Stand on your tippy toes, reach your arms as far up in the air as you can. Now picture a spot just two inches above your longest finger. That is where you will find Montana's mouth when he gets a clue that you have one of those thin tubes of white paste in your hand.

Already suspicious at being invited into his stall before the food was distributed, he watched me warily as I tried to sneak the thin white tube past his watchful eye to hit just that spot at the back of his mouth. My finger on the trigger, I whipped the tube to his mouth. More quickly, his head snapped up as my thumb pressed the plunger. A big glop of white paste ricocheted off my chin and onto my collar. Being a big horse, he needed the full plunger full. But all was not lost, as Moon is smaller and I traded the full syringe for the one with now just the right amount in it for Moon.

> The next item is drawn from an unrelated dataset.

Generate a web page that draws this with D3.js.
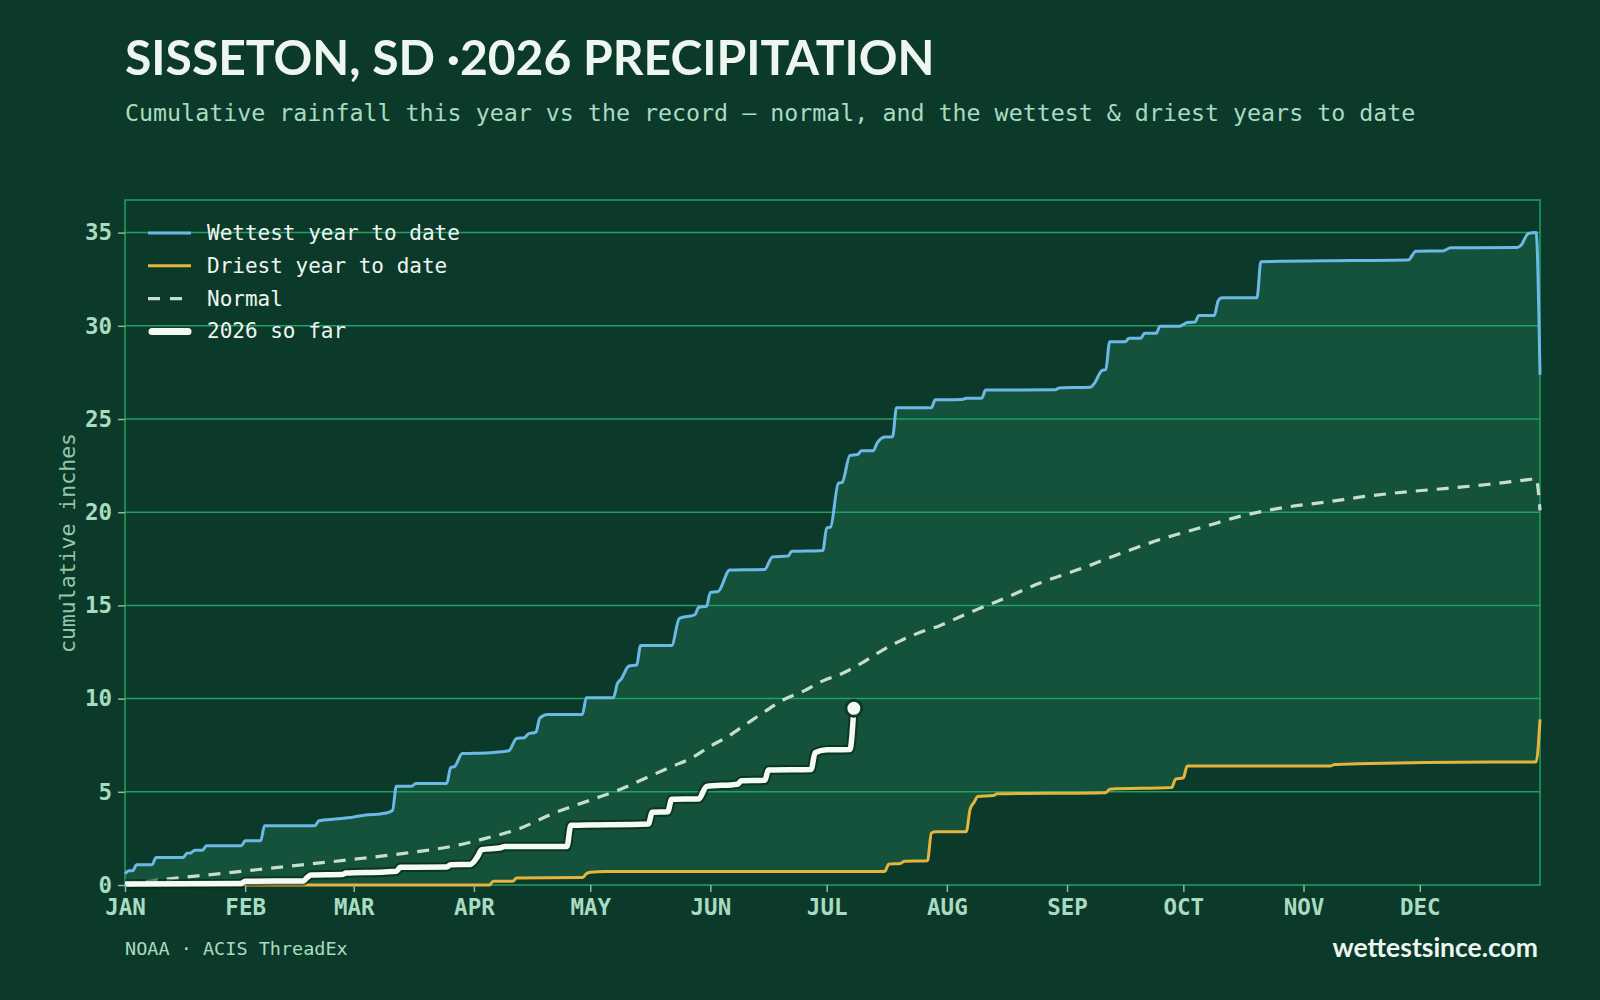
<!DOCTYPE html>
<html><head><meta charset="utf-8">
<script src="https://cdn.jsdelivr.net/npm/d3@7"></script>
<style>
html,body{margin:0;padding:0;background:#0c3a2a;}
svg{display:block;}
</style></head><body>
<svg id="chart" width="1600" height="1000"></svg>
<script>
// ---------- data ----------
const titleText = "SISSETON, SD \u00b72026 PRECIPITATION";
const subtitleText = "Cumulative rainfall this year vs the record \u2014 normal, and the wettest & driest years to date";
const yAxisLabel = "cumulative inches";
const sourceText = "NOAA \u00b7 ACIS ThreadEx";
const brandText = "wettestsince.com";
const monthLabels = ["JAN","FEB","MAR","APR","MAY","JUN","JUL","AUG","SEP","OCT","NOV","DEC"];
const yTicks = [0,5,10,15,20,25,30,35];
const seriesLabels = ["Wettest year to date","Driest year to date","Normal","2026 so far"];

// [day of year (0 = Jan 1), cumulative inches]
const wettest = [[0,0.6],[1,0.77],[2,0.77],[3,1.09],[7,1.09],[8,1.48],[15,1.48],[16,1.7],[17,1.72],[18,1.87],[20,1.87],[21,2.1],[30,2.1],[31,2.37],[35,2.37],[36,3.18],[49,3.18],[50,3.45],[55,3.55],[59,3.65],[62,3.75],[67,3.85],[69,4.0],[70,5.3],[74,5.3],[75,5.45],[83,5.45],[84,6.3],[85,6.35],[87,7.05],[94,7.1],[99,7.2],[101,7.86],[103,7.9],[104,8.1],[106,8.2],[107,8.95],[109,9.15],[118,9.15],[119,10.05],[126,10.05],[127,10.8],[128,11.05],[130,11.75],[132,11.8],[133,12.85],[141,12.85],[143,14.3],[147,14.5],[148,14.9],[150,14.95],[151,15.7],[153,15.75],[156,16.9],[165,16.93],[167,17.6],[171,17.65],[172,17.9],[180,17.95],[181,19.15],[182,19.2],[184,21.55],[185,21.6],[187,23.05],[189,23.1],[190,23.3],[193,23.3],[194,23.7],[196,24.03],[198,24.05],[199,25.6],[208,25.6],[209,26.03],[216,26.05],[217,26.12],[221,26.12],[222,26.55],[240,26.57],[241,26.67],[249,26.7],[250,26.9],[252,27.6],[253,27.65],[254,29.15],[258,29.15],[259,29.33],[262,29.33],[263,29.6],[266,29.6],[267,29.98],[272,29.98],[273,30.07],[274,30.18],[276,30.2],[277,30.56],[281,30.56],[282,31.35],[283,31.5],[292,31.5],[293,33.44],[316,33.5],[331,33.53],[333,34.0],[340,34.02],[342,34.19],[359,34.2],[360,34.3],[362,34.95],[364,35.0],[365,27.37]];

const driest = [[0,0],[94,0],[95,0.2],[100,0.2],[101,0.37],[118,0.4],[119,0.6],[120,0.68],[124,0.73],[196,0.73],[197,1.12],[200,1.15],[201,1.27],[207,1.3],[208,2.78],[209,2.86],[217,2.86],[218,4.07],[219,4.43],[220,4.75],[224,4.8],[225,4.89],[253,4.95],[254,5.14],[270,5.23],[271,5.68],[273,5.75],[274,6.39],[311,6.39],[312,6.46],[318,6.5],[353,6.6],[364,6.6],[365,8.89]];

const normal = [[0,0.05],[10,0.3],[24,0.6],[42,1.0],[59,1.38],[72,1.7],[85,2.1],[93,2.5],[102,3.05],[110,3.8],[120,4.55],[128,5.15],[135,5.8],[141,6.35],[146,6.8],[151,7.45],[155,7.9],[160,8.6],[165,9.3],[170,9.95],[175,10.4],[180,10.95],[185,11.35],[190,11.9],[195,12.55],[200,13.1],[205,13.55],[210,13.9],[215,14.35],[220,14.8],[226,15.3],[236,16.2],[247,17.0],[257,17.8],[268,18.6],[278,19.2],[289,19.85],[299,20.25],[310,20.55],[320,20.85],[331,21.1],[341,21.28],[352,21.5],[362,21.75],[364,21.8],[365,20.1]];

const current = [[0,0.05],[30,0.08],[31,0.2],[46,0.22],[47,0.4],[48,0.54],[56,0.56],[57,0.64],[67,0.7],[70,0.74],[71,0.95],[83,0.97],[84,1.09],[89,1.1],[91,1.55],[92,1.9],[97,2.0],[98,2.07],[114,2.07],[115,3.2],[135,3.27],[136,3.9],[140,3.93],[141,4.6],[148,4.62],[150,5.29],[158,5.41],[159,5.59],[165,5.62],[166,6.17],[177,6.2],[178,7.1],[181,7.25],[187,7.27],[188,9.48]];

// ---------- styles ----------
const C = {
  bg:"#0c3a2a", fill:"#14523b", grid:"#1ea163", tick:"#8db8a0", label:"#a8dcc0",
  wet:"#6cb8e6", dry:"#e6b43c", normal:"#c6ddcf", cur:"#f4faf4", text:"#eef6f0"
};
const mono = "'DejaVu Sans Mono', monospace";
const sans = "Lato, 'Open Sans', sans-serif";

const svg = d3.select("#chart");
svg.append("rect").attr("width",1600).attr("height",1000).attr("fill",C.bg);

const start = new Date(Date.UTC(2026,0,1));
const end = new Date(Date.UTC(2027,0,1));
const dayDate = d => d3.utcDay.offset(start, d);
const x = d3.scaleUtc().domain([start,end]).range([125,1540]);
const y = d3.scaleLinear().domain([0,36.75]).range([885,200]);
const X = d => x(dayDate(d[0])), Y = d => y(d[1]);

const curve = d3.curveMonotoneX;
const line = d3.line().x(X).y(Y).curve(curve);
const areaBelow = d3.area().x(X).y0(y(0)).y1(Y).curve(curve);

// titles
const title = svg.append("text").attr("x",125).attr("y",75)
  .attr("font-family",sans).attr("font-weight",700).attr("font-size",46)
  .attr("fill",C.text).text(titleText);
const tw = title.node().getComputedTextLength();
title.attr("font-size", 46*810/tw);

svg.append("text").attr("x",125).attr("y",121)
  .attr("font-family",mono).attr("font-size",23.3).attr("fill",C.label).text(subtitleText);

// band between wettest and driest
const plot = svg.append("g");
plot.append("path").attr("d",areaBelow(wettest)).attr("fill",C.fill);
plot.append("path").attr("d",areaBelow(driest)).attr("fill",C.bg);

// grid
plot.selectAll("line.grid").data(yTicks.filter(v=>v>0)).join("line")
  .attr("class","grid").attr("x1",125).attr("x2",1540)
  .attr("y1",d=>y(d)).attr("y2",d=>y(d))
  .attr("stroke",C.grid).attr("stroke-width",1.5);
plot.append("rect").attr("x",125).attr("y",200).attr("width",1415).attr("height",685)
  .attr("fill","none").attr("stroke",C.grid).attr("stroke-width",1.5);

// series
plot.append("path").attr("d",line(normal)).attr("fill","none")
  .attr("stroke",C.normal).attr("stroke-width",3.2).attr("stroke-dasharray","12 9");
plot.append("path").attr("d",line(driest)).attr("fill","none")
  .attr("stroke",C.dry).attr("stroke-width",3).attr("stroke-linejoin","round");
plot.append("path").attr("d",line(wettest)).attr("fill","none")
  .attr("stroke",C.wet).attr("stroke-width",3).attr("stroke-linejoin","round");
plot.append("path").attr("d",line(current)).attr("fill","none")
  .attr("stroke","rgba(4,30,20,0.55)").attr("stroke-width",9.5).attr("stroke-linejoin","round");
plot.append("path").attr("d",line(current)).attr("fill","none")
  .attr("stroke",C.cur).attr("stroke-width",5.5).attr("stroke-linejoin","round");
const last = current[current.length-1];
plot.append("circle").attr("cx",X(last)).attr("cy",Y(last)).attr("r",8)
  .attr("fill",C.cur).attr("stroke",C.bg).attr("stroke-width",3);

// axes
const xAxis = d3.axisBottom(x)
  .tickValues(d3.range(12).map(m=>new Date(Date.UTC(2026,m,1))))
  .tickFormat(d=>monthLabels[d.getUTCMonth()])
  .tickSize(7).tickPadding(7);
const gx = svg.append("g").attr("transform","translate(0,885)").call(xAxis);
const yAxis = d3.axisLeft(y).tickValues(yTicks).tickSize(7).tickPadding(6);
const gy = svg.append("g").attr("transform","translate(125,0)").call(yAxis);
[gx,gy].forEach(g=>{
  g.select(".domain").remove();
  g.selectAll(".tick line").attr("stroke",C.tick).attr("stroke-width",1.5);
  g.selectAll(".tick text").attr("fill",C.label).attr("font-family",mono)
    .attr("font-weight",700).attr("font-size",22.5);
});

svg.append("text").attr("transform","translate(75,543) rotate(-90)")
  .attr("text-anchor","middle").attr("font-family",mono).attr("font-size",21.5)
  .attr("fill","#8fc9a9").text(yAxisLabel);

// legend
const legendStyles = [
  {color:C.wet, w:3, dash:null, cap:"butt"},
  {color:C.dry, w:3, dash:null, cap:"butt"},
  {color:C.normal, w:3.2, dash:"12 10", cap:"butt"},
  {color:C.cur, w:7, dash:null, cap:"round"}
];
const lg = svg.append("g");
seriesLabels.forEach((lab,i)=>{
  const yy = 233 + i*32.8;
  const s = legendStyles[i];
  lg.append("line").attr("x1",s.cap==="round"?152:148).attr("x2",s.cap==="round"?188:191)
    .attr("y1",yy).attr("y2",yy).attr("stroke",s.color).attr("stroke-width",s.w)
    .attr("stroke-linecap",s.cap).attr("stroke-dasharray",s.dash);
  lg.append("text").attr("x",207).attr("y",yy).attr("dy","0.33em")
    .attr("font-family",mono).attr("font-size",21).attr("fill",C.text).text(lab);
});

// footer
svg.append("text").attr("x",125).attr("y",955).attr("font-family",mono)
  .attr("font-size",18.5).attr("fill",C.label).text(sourceText);
svg.append("text").attr("x",1538).attr("y",957).attr("text-anchor","end")
  .attr("font-family",sans).attr("font-weight",700).attr("font-size",26.5)
  .attr("fill",C.text).text(brandText);
</script>
</body></html>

Montana is nothing if not reasonable, so I did try to reason with him long enough to try another trick that worked...this time. I held his head in the air for a few moments to deter a spit, and then quickly got him some of his favorite food so that I could move on to Moon, who was by now pacing up and down her stall, complaining heartily that she had not yet been seen to.


I've been told that in the old days the cowboys just used to give their horses a chaw of tobacco. Number one, that's bad for your teeth. Number two, we don't keep a spittoon in the barn.